A raiz do problema está na captura das instituições por interesses políticos e econômicos. Governos que deveriam atuar com neutralidade administrativa se curvam à lógica do loteamento partidário, entregando cargos estratégicos para aliados políticos sem compromisso com a ética ou a competência. Esse modelo cria o ambiente ideal para fraudes, já que quem fiscaliza é, muitas vezes, aliado de quem deveria ser fiscalizado. Além disso, a atuação das agências de controle, como a Controladoria-Geral da União (CGU), o Tribunal de Contas da União (TCU) e o próprio Ministério Público, esbarra em limites orçamentários, pressões políticas e aparelhamento institucional. O resultado é um ciclo vicioso onde o dinheiro público escorre pelo ralo da corrupção, e os responsáveis raramente enfrentam as consequências.

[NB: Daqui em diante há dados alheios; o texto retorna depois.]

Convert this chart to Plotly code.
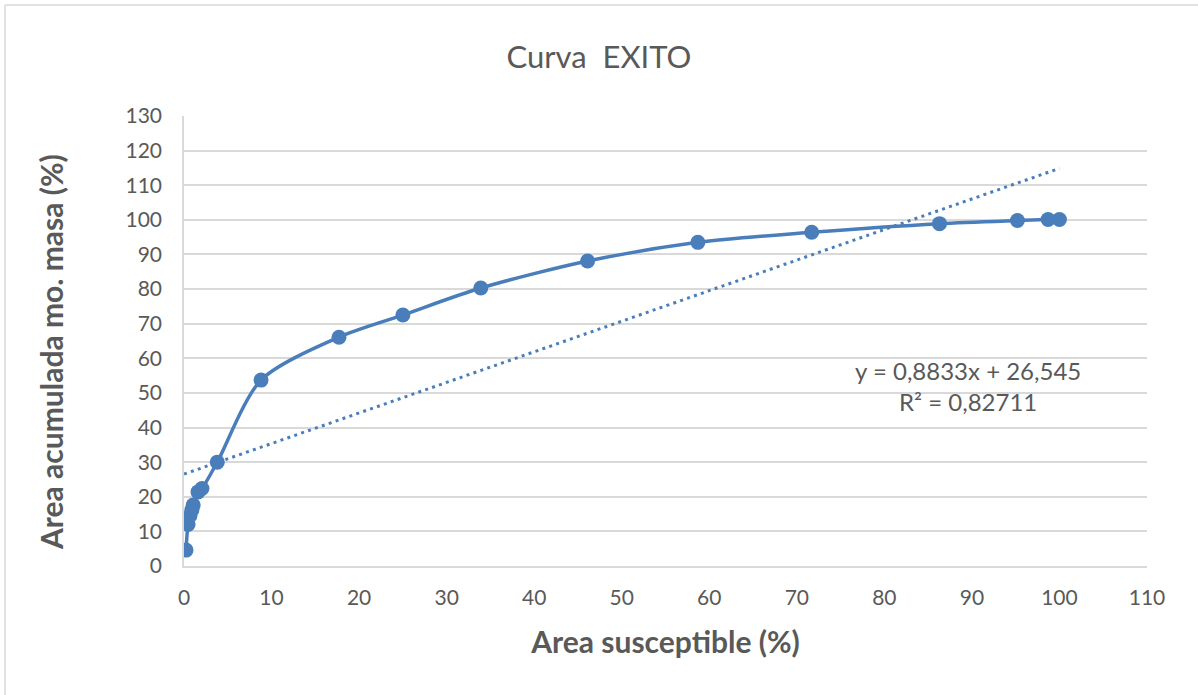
import plotly.graph_objects as go

# Data
area_susceptible = [0.23, 0.46, 0.68, 0.9, 1.05, 1.6, 2.05, 3.8, 8.8, 17.7, 25.0, 33.9,
                    46.1, 58.7, 71.7, 86.3, 95.2, 98.7, 100.0]
area_acumulada = [4.6, 12.0, 14.5, 16.2, 17.6, 21.4, 22.4, 30.0, 53.7, 66.1, 72.5, 80.3,
                  88.1, 93.5, 96.4, 98.9, 99.8, 100.1, 100.1]

trend_slope = 0.8833
trend_intercept = 26.545
trend_x = [0, 100]
trend_y = [trend_intercept + trend_slope * v for v in trend_x]

x_ticks = list(range(0, 111, 10))
y_ticks = list(range(0, 131, 10))

blue = "#4A7EBB"
grey_text = "#595959"
grid = "#D9D9D9"
font_family = "Lato, 'Open Sans', 'Liberation Sans', sans-serif"

fig = go.Figure()
fig.add_trace(go.Scatter(
    x=area_susceptible, y=area_acumulada, mode="lines+markers",
    line=dict(color=blue, width=3.5, shape="spline", smoothing=0.8),
    marker=dict(color=blue, size=15),
    showlegend=False, hoverinfo="x+y"))
fig.add_trace(go.Scatter(
    x=trend_x, y=trend_y, mode="lines",
    line=dict(color=blue, width=3, dash="3px,4.3px"),
    showlegend=False, hoverinfo="skip"))

fig.update_layout(
    width=1198, height=695,
    paper_bgcolor="white", plot_bgcolor="white",
    margin=dict(l=184, r=51, t=116, b=129),
    font=dict(family=font_family, color=grey_text, size=21),
    title=dict(text="Curva  EXITO", x=0.5, xref="container", xanchor="center",
               y=1 - 57 / 695, yanchor="middle",
               font=dict(size=31, color=grey_text, family=font_family)),
    xaxis=dict(range=[0, 110], tickvals=x_ticks, ticktext=[str(t) for t in x_ticks],
               showgrid=False, zeroline=False, showline=True, linecolor=grid,
               linewidth=1.5, ticks="", ticklabelstandoff=12,
               tickfont=dict(size=21, color=grey_text),
               title=dict(text="<b>Area susceptible (%)</b>", standoff=24,
                          font=dict(size=30, color=grey_text))),
    yaxis=dict(range=[0, 130], tickvals=y_ticks, ticktext=[str(t) for t in y_ticks],
               showgrid=True, gridcolor=grid, gridwidth=1.5, zeroline=False,
               showline=True, linecolor=grid, linewidth=1.5, ticks="",
               ticklabelstandoff=16,
               tickfont=dict(size=21, color=grey_text)),
    shapes=[
        dict(type="line", xref="paper", yref="paper",
             x0=-179 / 963, x1=-179 / 963, y0=-140 / 450, y1=1 + 111 / 450,
             line=dict(color=grid, width=1.5), layer="below"),
        dict(type="line", xref="paper", yref="paper",
             x0=-179 / 963, x1=1 + 60 / 963, y0=1 + 111 / 450, y1=1 + 111 / 450,
             line=dict(color=grid, width=1.5), layer="below"),
    ],
    annotations=[
        dict(x=89.6, y=51.9, xref="x", yref="y",
             text="y = 0,8833x + 26,545<br>R² = 0,82711",
             showarrow=False, align="center",
             font=dict(size=24, color=grey_text)),
        dict(x=-133 / 963, y=1 - 236 / 450, xref="paper", yref="paper",
             text="<b>Area acumulada mo. masa (%)</b>", textangle=-90,
             showarrow=False, xanchor="center", yanchor="middle",
             font=dict(size=30, color=grey_text)),
    ],
)

fig.write_html("out.html", config={"displayModeBar": False},
               post_script="document.body.style.margin='0';document.body.style.overflow='hidden';")
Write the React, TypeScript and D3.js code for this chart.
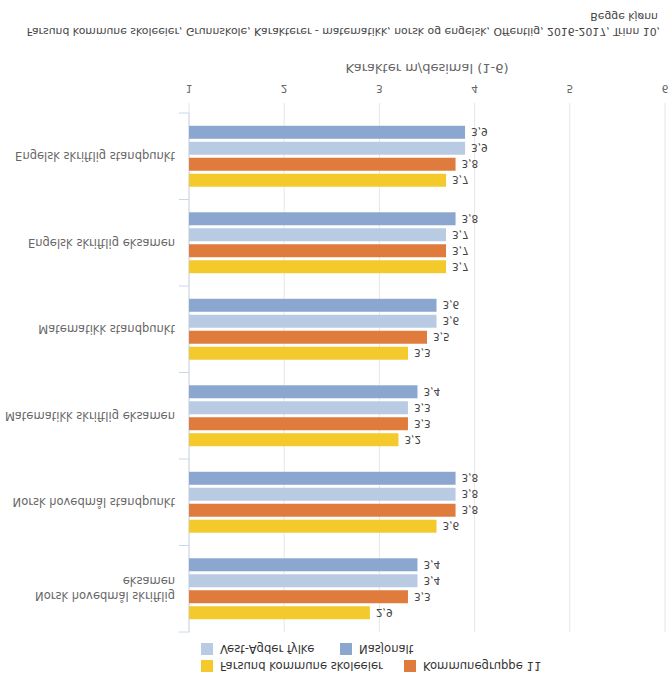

Romper com essa lógica exige mais do que boa vontade — exige reformas estruturais. É preciso fortalecer os mecanismos de auditoria em tempo real com uso de inteligência artificial e cruzamento de dados, garantir a autonomia total dos órgãos de controle, aplicar punições exemplares, inclusive com confisco de bens e devolução de valores, e reconfigurar a cultura institucional, valorizando a ética no serviço público desde a base. Além disso, o sistema judiciário precisa ser despolitizado e mais transparente em suas decisões. A seletividade na aplicação das leis corrói a confiança social e incentiva a reincidência dos mesmos esquemas com roupagens novas.
Enquanto o país não enfrentar de forma séria e profunda o problema da corrupção sistêmica, seguiremos convivendo com escândalos como esse. Escândalos que, além de roubar recursos, destroem sonhos, sacrificam vidas e perpetuam a desigualdade. O povo brasileiro não pode mais aceitar que governos sejam plataformas para partidos, nem que recursos públicos sejam vistos como prêmios eleitorais. O Brasil precisa de governantes com compromisso com a nação, e não com seus próprios grupos. De instituições que sirvam ao povo, e não a interesses escusos. A indignação popular precisa deixar de ser momentânea e se transformar em ação: exigindo transparência, acompanhando os gastos públicos, denunciando irregularidades e votando com consciência. Do contrário, seremos sempre vítimas dos mesmos algozes, apenas com nomes diferentes.